The news that McDonald’s had shockingly fired its celebrated CEO Steve Easterbrook sent shockwaves around the business world when it broke late on Sunday night.
Even more surprising to some was the reason for his sacking. His crime? Having a “consensual relationship” with a colleague.
In its explanation for the decision, the company’s board said Easterbrook had “demonstrated poor judgement” and violated the brand’s rules on relationships between and indirect or direct manager and employee. Easterbrook also wrote an email to employees acknowledging “this was a mistake.”
Navigating the nuanced world of work relationships is best left to HR departments and there should certainly be policies in places to workers from people who might abuse their power. However, it is worth noting that work is the second most common place to meet a partner, after meeting through friends.
And while it isn’t uncommon for US companies in particular to have rules around work relationships, sacking someone that has doubled a company’s share price and is successfully turning around its business for a consensual relationship seems at best harsh and at worst out-of-touch and preachy.
Comments on the Marketing Week article alone suggest people aren’t really taking his sacking seriously, with people questioning if McDonald’s should be the gatekeeper of love and suggesting he had “got his Happy Meal”.
But is there a greater risk for the brand both to its employer branding and its global strategy. Or does it position McDonald’s as a modern business for the post #MeToo world?
On strategy, no one person should be bigger than a company and the iconic fast-food chain is certainly more than one guy who has headed it up for four years.

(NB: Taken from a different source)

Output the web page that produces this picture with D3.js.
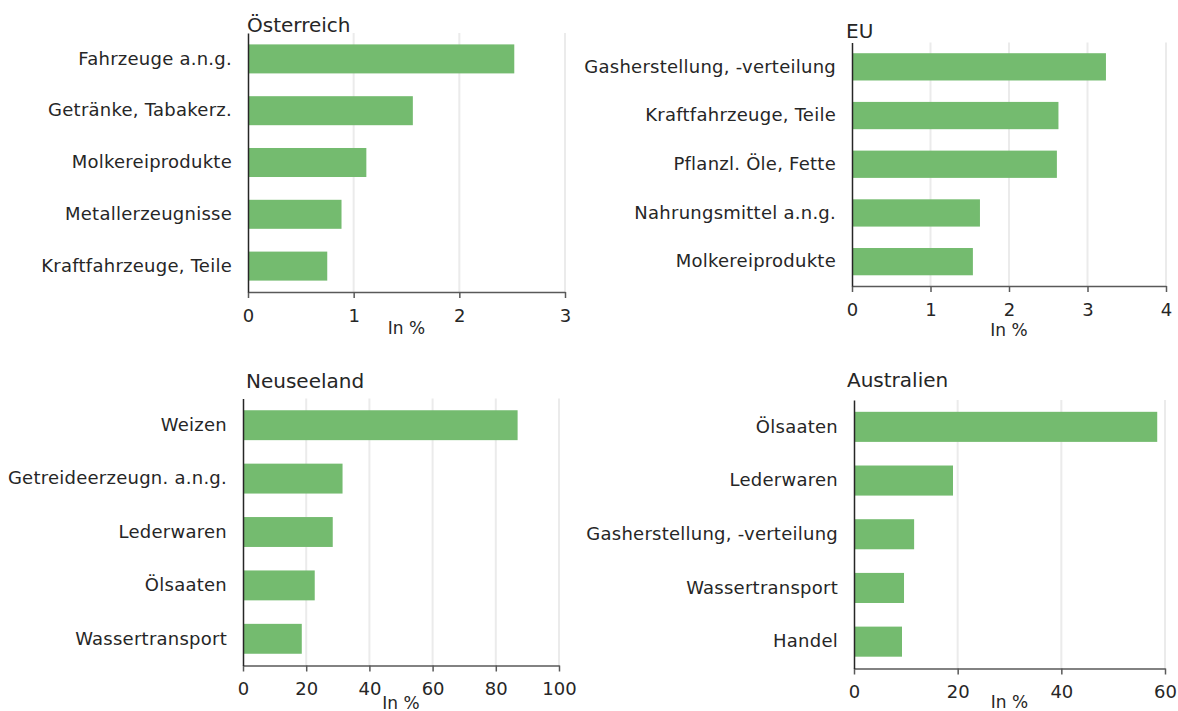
<!DOCTYPE html>
<html><head><meta charset="utf-8">
<script src="https://cdn.jsdelivr.net/npm/d3@7"></script>
<style>
body{margin:0;background:#fff;}
text{font-family:"DejaVu Sans",sans-serif;fill:#262626;}
</style></head>
<body>
<svg id="chart" width="1178" height="711"></svg>
<script>
const titles = ["Österreich", "EU", "Neuseeland", "Australien"];
const catsAT = ["Fahrzeuge a.n.g.", "Getränke, Tabakerz.", "Molkereiprodukte", "Metallerzeugnisse", "Kraftfahrzeuge, Teile"];
const valsAT = [2.52, 1.56, 1.12, 0.885, 0.75];
const ticksAT = [0, 1, 2, 3];
const catsEU = ["Gasherstellung, -verteilung", "Kraftfahrzeuge, Teile", "Pflanzl. Öle, Fette", "Nahrungsmittel a.n.g.", "Molkereiprodukte"];
const valsEU = [3.235, 2.63, 2.61, 1.63, 1.54];
const ticksEU = [0, 1, 2, 3, 4];
const catsNZ = ["Weizen", "Getreideerzeugn. a.n.g.", "Lederwaren", "Ölsaaten", "Wassertransport"];
const valsNZ = [86.9, 31.5, 28.4, 22.7, 18.6];
const ticksNZ = [0, 20, 40, 60, 80, 100];
const catsAU = ["Ölsaaten", "Lederwaren", "Gasherstellung, -verteilung", "Wassertransport", "Handel"];
const valsAU = [58.5, 19.1, 11.6, 9.65, 9.26];
const ticksAU = [0, 20, 40, 60];
const axisTitle = "In %";

const panels = [
  {title: titles[0], cats: catsAT, vals: valsAT, ticks: ticksAT, x0: 248, x1: 565, y0: 33, y1: 292, tx: 247, ty: 32, lx: 334},
  {title: titles[1], cats: catsEU, vals: valsEU, ticks: ticksEU, x0: 852, x1: 1166, y0: 42.5, y1: 286, tx: 846, ty: 38, lx: 336},
  {title: titles[2], cats: catsNZ, vals: valsNZ, ticks: ticksNZ, x0: 243, x1: 559, y0: 398.5, y1: 665.5, tx: 246, ty: 388, lx: 709},
  {title: titles[3], cats: catsAU, vals: valsAU, ticks: ticksAU, x0: 854, x1: 1165, y0: 400, y1: 668.5, tx: 847, ty: 387, lx: 708}
];

const svg = d3.select("#chart");
const barColor = "#74bb6f";

panels.forEach(p => {
  const g = svg.append("g");
  const x = d3.scaleLinear().domain([p.ticks[0], p.ticks[p.ticks.length-1]]).range([p.x0, p.x1]);
  const y = d3.scaleBand().domain(p.cats).range([p.y0, p.y1]).paddingInner(0.44).paddingOuter(0.22);

  g.selectAll(".grid").data(p.ticks.slice(1)).join("line")
    .attr("x1", d => x(d)).attr("x2", d => x(d))
    .attr("y1", p.y0).attr("y2", p.y1)
    .attr("stroke", "#ebebeb").attr("stroke-width", 2);

  g.selectAll(".bar").data(p.vals).join("rect")
    .attr("x", x(0)).attr("y", (d, i) => y(p.cats[i]))
    .attr("width", d => x(d) - x(0)).attr("height", y.bandwidth())
    .attr("fill", barColor);

  const xa = g.append("g").attr("transform", `translate(0,${p.y1})`)
    .call(d3.axisBottom(x).tickValues(p.ticks).tickFormat(d => String(d)).tickSize(6).tickSizeOuter(0).tickPadding(11));
  xa.select(".domain").attr("stroke", "#595959").attr("stroke-width", 1.5);
  xa.selectAll(".tick line").attr("stroke", "#595959").attr("stroke-width", 1.5);
  xa.selectAll(".tick text").style("font-size", "18px").attr("fill", "#262626");

  const ya = g.append("g").attr("transform", `translate(${p.x0},0)`)
    .call(d3.axisLeft(y).tickSize(0).tickPadding(16));
  ya.select(".domain").attr("stroke", "#262626").attr("stroke-width", 1.5);
  ya.selectAll(".tick text").style("font-size", "18px").style("letter-spacing", "0.25px").attr("fill", "#262626");

  g.append("text").attr("x", p.tx).attr("y", p.ty).text(p.title).style("font-size", "20px");

  g.append("text").attr("x", (p.x0 + p.x1) / 2).attr("y", p.lx)
    .attr("text-anchor", "middle").text(axisTitle).style("font-size", "17px");
});
</script>
</body></html>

But that being said, Easterbrook was heralded for his tenure and turning the company’s results around.
The UK-born Easterbrook has worked at McDonald’s since 1993, leaving only for a short stint as boss of Pizza Express and Wagamama between 2011 and 2013. He took on the McDonald’s CEO role in March 2015 after a drastically poor set of results that saw a 15% fall in profits prompt a change of leadership.
Within his first nine months he made an impact, with the company’s profit margin growing by more than 12%. During his tenure, the company’s share price has doubled.
McDonald’s is also in the midst of Easterbrook’s brand-rejuvenating strategy – The Velocity Growth Plan – which sets out how the company will invest in tech and marketing to drive relevancy and take on mounting competition.
The strategy is a sound one and looks unlikely to change. Easterbrook is being replaced by Chris Kempczinski, most recently president of McDonald’s USA, who says he is not planning to rock the boat. Not only was he brought in by Easterbrook, working closely with the former CEO on the strategy, he has confirmed he won’t be ushering in a new era.
Speaking to the Wall Street Journal, Kempczinski said: “There isn’t going to be some radical, strategic shift. The plan is working.”
However, some analysts have noted that changes of this kind can be disruptive. Given how closely Easterbrook is aligned with the plan, it’s unsurprising that when news of his departure broke it wiped £3.4bn off its market value.
Easterbrook’s departure is unlikely to stop ambitious marketers, or people in other central departments, from working for the fast-food chain. But his firing looks like a heavy-handed approach, particularly when there are much bigger staff issues McDonald’s should be worrying about.
There have been multiple accusations of workplace sexual harassment, particularly in the US. So much so that, in August, McDonald’s began offering online and in-person training programmes to employees in the US after multiple accusations of workplace sexual harassment.
In the UK, there are allegations from at least 1,000 women claiming managers were repeatedly inappropriately touching and messaging them.
Perhaps McDonald’s wanted to set an example by firing Easterbrook, showing that anyone who violates its rules will face the consequences. But conflating sexual harassment and consensual relationships is wrong.
Ultimately, we can’t and shouldn’t know the details behind Easterbrook’s firing. It may well have been entirely justified. But it raises questions about the corporate image McDonald’s wants to portray, as well as a risk to the continuity of its strategy.